Jenis Pajak Berdasarkan Sasaran atau Objeknya
Pajak juga dapat dibedakan berdasarkan objek atau sasaran yang dikenakan pajak, yaitu Pajak Subjektif dan Pajak Objektif.
a. Pajak Subjektif
Pajak Subjektif memperhatikan kondisi atau keadaan wajib pajak dalam menentukan besaran pajak yang harus dibayar.
Konsep ini memerlukan analisis terhadap kemampuan wajib pajak dalam memikul pajak, dengan memperhitungkan biaya hidup minimum yang diperlukan.
Dalam Pajak Subjektif terdapat dua unsur: unsur subjektif yang mencakup kebutuhan material, moral, dan spiritual, serta unsur objektif yang meliputi penghasilan, kekayaan, dan pengeluaran.
b. Pajak Objektif
Pajak Objektif lebih menitikberatkan pada objek yang dikenakan pajak, tanpa terlalu memperhatikan kondisi wajib pajak.
Pajak ini dikenakan pada objek tertentu, tanpa melihat apakah wajib pajak mampu atau tidak untuk membayar. Contoh dari Pajak Objektif adalah Pajak Pertambahan Nilai (PPN).

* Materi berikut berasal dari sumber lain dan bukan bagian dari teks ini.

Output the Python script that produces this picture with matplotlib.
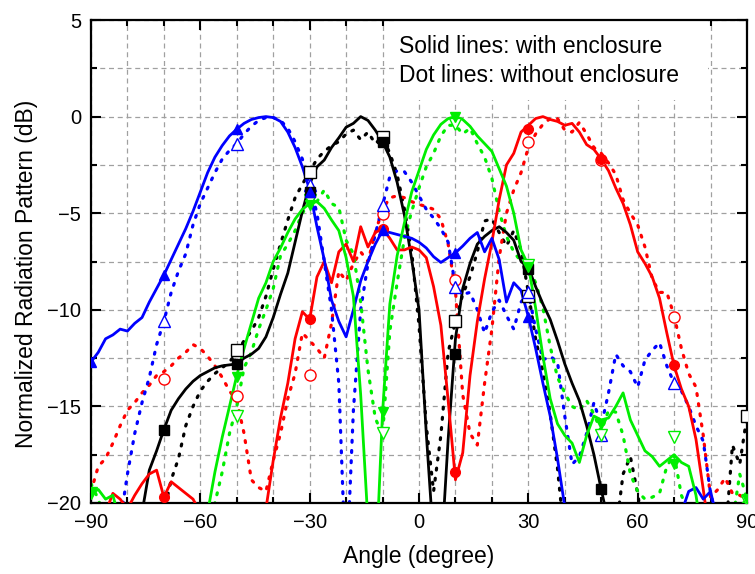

Sistem Pengambilan atau Pemungutan Pajak
Pentingnya adanya sistem dalam perpajakan adalah untuk memberikan rasa aman dan nyaman bagi baik pemungut maupun pembayar pajak dalam melakukan kewajiban mereka. Sistem pemungutan pajak terbagi menjadi empat jenis, yaitu:
Official Assessment System
Official Assessment System adalah sistem pemungutan pajak yang memberi kewenangan kepada petugas pajak untuk menentukan besaran pajak yang terutang oleh Wajib Pajak.
Namun, sistem ini tidak lagi berlaku sejak reformasi perpajakan pada tahun 1984. Salah satu contoh pajak yang menggunakan sistem ini adalah Pajak Bumi dan Bangunan (PBB).
Ciri-ciri sistem ini adalah: (1) petugas pajak yang menghitung pajak terhutang, (2) Wajib Pajak bersifat pasif, dan (3) Wajib Pajak baru mengetahui kewajiban pajaknya setelah menerima surat ketetapan pajak.
Self Assessment System
Pada sistem ini, Wajib Pajak diberi kebebasan untuk menghitung, melaporkan, dan membayar pajaknya sendiri. Pajak Penghasilan (PPh) adalah salah satu contoh pajak yang menggunakan sistem Self Assessment.
Ciri-ciri sistem ini adalah: (1) Wajib Pajak menghitung pajak yang terutang sendiri, (2) Wajib Pajak bersifat aktif dalam melaporkan dan membayar pajak, dan (3) Pemerintah atau petugas pajak tidak perlu mengeluarkan surat ketetapan pajak secara rutin, kecuali jika ada keterlambatan atau pajak yang belum dibayar.
Withholding System
Dalam sistem pemungutan pajak ini, pihak ketiga (selain petugas pajak dan Wajib Pajak) diberi kewenangan untuk memotong dan memungut pajak yang terutang oleh Wajib Pajak.
Ciri-ciri sistem ini adalah: (1) petugas pajak dan Wajib Pajak tidak aktif dalam menghitung pajak, karena pihak ketiga (misalnya perusahaan) yang menghitung besaran pajak yang terutang.
Semiself Assessment System
Sistem ini memberikan kewenangan kepada kedua belah pihak, yakni Wajib Pajak dan petugas pajak, untuk menentukan besaran pajak yang terutang.
Ciri-ciri sistem ini adalah: (1) Wajib Pajak dan petugas pajak bersama-sama menghitung besaran pajak, dan (2) keduanya bersifat aktif dalam proses ini.
Di Indonesia, sistem yang sering digunakan adalah Self Assessment System dan Withholding System.
Meskipun Wajib Pajak sudah melakukan pembayaran pajak, pemeriksaan oleh petugas pajak masih bisa dilakukan untuk memastikan tidak ada kesalahan dalam pembayaran pajak.
Sebagai penutup, memahami jenis-jenis pajak sangat penting agar kita dapat menjalankan kewajiban perpajakan dengan benar dan mendukung pembangunan negara secara optimal.